You are not overreacting. The whole point of a holiday or end of the year party is to treat employees for the hard work they do all year long.
It’s ridiculous that your employers expect employees to throw and pay for the party essentially. And to ask employees to attend over a holiday weekend?? SMDH.
Now, handling this is going to take a little tact, but I do think you need to speak up.
I would schedule a meeting with whichever superior you feel the most comfortable with. Write down what you want to say ahead of time. Speak with your co-workers so that you can offer their feedback as well. What would be even better is if you schedule the meeting with another coworker present. And come prepared to provide some alternative suggestions.
We so often let politeness supersede speaking our minds. And they don’t have to be mutually exclusive. You can get your point across while still acknowledging what they do and the respect you have for them.

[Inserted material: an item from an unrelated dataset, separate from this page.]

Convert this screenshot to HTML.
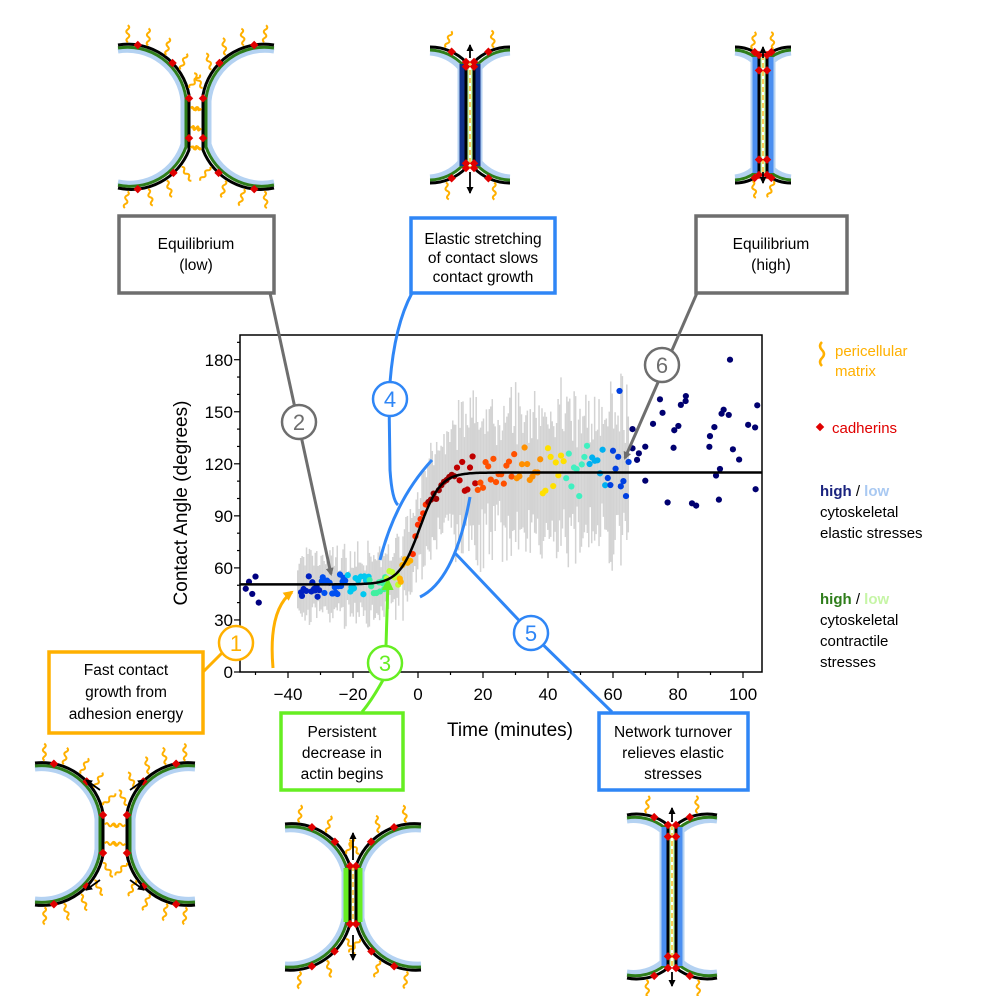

The gist of what you need to communicate is that while you appreciate that they want to celebrate with the whole team, it’s unusual to ask their employees to host and provide the food, drink, etc.
Perhaps you can suggest that if this is going to be an everyone-chips-in situation, then the team can vote on what they want to do. Maybe you go out for drinks, or bowling, or a have lunch potluck at work.
They can’t fire you for expressing an opinion or making a suggestion. Do so with kindness and care, get some backup from your coworkers, and know that you are not a Scrooge — their version of a holiday party SUCKS.